Cybersecurity, in its purest form, is a game of probabilities and priorities. For Chief Information Security Officers (CISOs) worldwide, the Common Vulnerability Scoring System (CVSS) has long been the "holy grail" of risk prioritization. However, the recent revelation of "Operation Lunar Peek" in November 2024, which struck Palo Alto Networks systems, shattered this illusion of safety. More than 13,000 management interfaces were compromised, not through a single "catastrophic" flaw, but through the combination of two vulnerabilities that, on paper, appeared manageable.
The Anatomy of a Chained Attack
The core of the problem lies in "vulnerability chaining." Attackers utilized CVE-2024-0012, an authentication bypass vulnerability with a 9.3 score, in conjunction with CVE-2024-9474, a privilege escalation vulnerability scored at 6.9. While the former was deemed critical, the latter was often neglected by security teams due to its "medium/high" rating.
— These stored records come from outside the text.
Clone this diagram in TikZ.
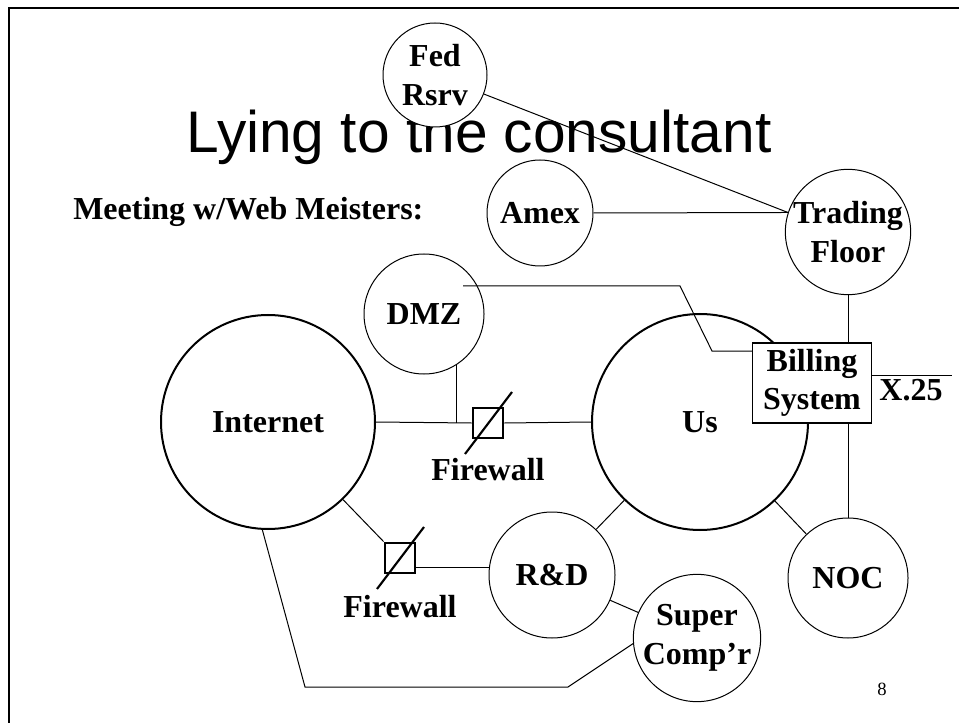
\documentclass[tikz,border=0pt]{standalone}
\usepackage{fontspec}
\setmainfont{Liberation Serif}
\newfontfamily\titlesans{Liberation Sans}
\usetikzlibrary{positioning, calc}

\begin{document}
\begin{tikzpicture}[
    x=0.75pt, y=-0.75pt,
    site/.style={circle, draw, fill=white, line width=0.75pt, inner sep=0pt,
                 align=center, font=\fontsize{24}{29}\selectfont\bfseries},
    bigsite/.style={site, line width=1.5pt},
    sysbox/.style={rectangle, draw, fill=white, line width=1pt, inner sep=0pt,
                   minimum width=89pt, minimum height=60pt, align=center,
                   font=\fontsize{24}{29}\selectfont\bfseries},
    fwbox/.style={rectangle, draw, fill=white, line width=1.6pt, minimum size=23pt, inner sep=0pt},
    slash/.style={line width=1.6pt},
    link/.style={line width=0.75pt},
    lbl/.style={font=\fontsize{24}{29}\selectfont\bfseries, inner sep=0pt, anchor=base},
  ]
  \useasboundingbox (0,0) rectangle (959,723);

  % Slide frame, title and heading
  \draw[line width=1.5pt] (9,723) -- (9,8) -- (959,8);
  \node[font=\titlesans\fontsize{44}{53}\selectfont, inner sep=0pt, anchor=base] (title) at (479,153) {Lying to the consultant};
  \node[lbl, anchor=base west] (meeting) at (73,220) {Meeting w/Web Meisters:};

  % Sites
  \node[site, minimum size=78pt]   (fed)      at (435,75)  {Fed\\Rsrv};
  \node[site, minimum size=79.5pt] (amex)     at (540,213) {Amex};
  \node[site, minimum size=93pt]   (trading)  at (848,232) {Trading\\Floor};
  \node[site, minimum size=90pt]   (dmz)      at (424,314) {DMZ};
  \node[bigsite, minimum size=160.5pt] (internet) at (268,422) {Internet};
  \node[bigsite, minimum size=162pt]   (us)       at (700,422) {Us};
  \node[site, minimum size=94.5pt] (rd)       at (552,575) {R\&D};
  \node[site, minimum size=94.5pt] (super)    at (697,638) {Super\\Comp’r};
  \node[site, minimum size=90pt]   (noc)      at (848,578) {NOC};
  \node[sysbox] (bill) at (812,383) {Billing\\System};

  % Firewalls
  \node[fwbox] (fw1) at (488,423) {};
  \node[fwbox] (fw2) at (400,558) {};
  \draw[slash] ($(fw1.center)+(-23,31)$) -- ($(fw1.center)+(24,-31)$);
  \draw[slash] ($(fw2.center)+(-23,31)$) -- ($(fw2.center)+(24,-31)$);
  \node[lbl] (fwlbl1) at (488,480) {Firewall};
  \node[lbl] (fwlbl2) at (400,617) {Firewall};

  % Links
  \coordinate (tf) at (trading.162);
  \draw[link] (fed) -- (tf);
  \draw[link] (amex.east) -- (tf);
  \draw[link] (trading.south) -- (trading.south |- bill.north);
  \draw[link] (noc.north) -- (noc.north |- bill.south);
  \coordinate (kink) at (712,351);
  \draw[link] ($(dmz.center)+(39,-28)$) -- (680,286) -- (kink) -- (kink -| bill.west);
  \coordinate (x25end) at (952,375);
  \draw[link] (x25end -| bill.east) -- (x25end);
  \node[lbl] (x25) at (911,400) {X.25};

  \draw[link] (internet.east) -- (fw1.west);
  \draw[link] (fw1.east) -- (us.west);
  \draw[link] (dmz.-58) -- (dmz.-58 |- fw1.center);
  \draw[link] (internet) -- (fw2.north west);
  \coordinate (rdin) at ($(fw2.east)+(0,9)$);
  \draw[link] (rdin) -- (rdin -| rd.west);
  \draw[link] (rd) -- (us);
  \draw[link] (rd) -- (super);
  \draw[link] (us) -- (noc);
  \draw[link] (internet.-93) -- (305,687) -- (568,687) -- (super.185);

  % Page number
  \node[font=\fontsize{14}{17}\selectfont, inner sep=0pt, anchor=base] (page) at (882,695) {8};
\end{tikzpicture}
\end{document}
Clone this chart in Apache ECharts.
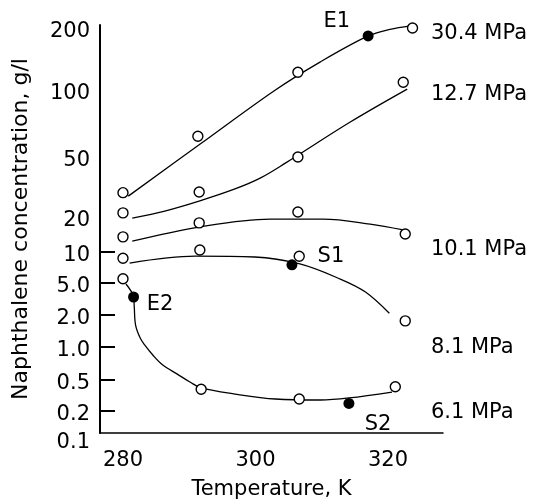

However, when these two were linked, they allowed unauthorized users to gain full root access to PAN-OS systems.
The paradox here is that Palo Alto’s CVSS v4.0 score for CVE-2024-9474 was 6.9, while the U.S. National Vulnerability Database (NVD) scored it at 8.8. This discrepancy highlights a deep systemic crisis: how can organizations trust a metric that differs so radically between the vendor and the regulator? Operation Lunar Peek proved that attackers do not care about individual scores, but about how weaknesses interact in a real-world environment.
The Trap of Static Assessment
Why did CVSS fail? The answer lies in the system's nature. CVSS measures the technical severity of a vulnerability in isolation. It does not account for the attack context or the strategic importance of the device. In the Palo Alto case, management interfaces were exposed to the public internet—a configuration error that, while contrary to best practices, is remarkably common in large organizations. When a 6.9 vulnerability grants root access to a firewall protecting an entire enterprise, the 6.9 score becomes dangerously misleading.
- Reliance on CVSS creates a "compliance culture" rather than a "security culture."
- Attackers exploit the delay in patching "medium-severity" gaps.
- Visibility of management interfaces remains the Achilles' heel of enterprise networks.
Security directors must understand that prioritization based solely on numbers is hazardous. A 5.0 vulnerability on a critical database server is far more dangerous than a 9.0 vulnerability on an isolated test machine. The Palo Alto case serves as a reminder that security requires holistic thinking, not just reading Excel spreadsheets.
Security Policy and the Path Forward
This failure raises serious questions about vendor accountability. Palo Alto Networks, a giant in the field, faced criticism for how it communicated these risks. The need for a new approach, such as Stakeholder-Specific Vulnerability Categorization (SSVC), is becoming imperative. SSVC focuses on the decision (what should we do now?) rather than the score.
"CVSS is an indicator, not a strategy. If your strategy is limited to patching only 9s and 10s, you have already lost," market analysts suggest.
In conclusion, Operation Lunar Peek was not just a technical breach; it was a governance crisis. Organizations must limit the exposure of their management interfaces, implement Zero Trust architectures, and, most importantly, stop treating cybersecurity as a checklist. The next attack will not come through the door we guard best, but through the chain of small omissions we deemed insignificant.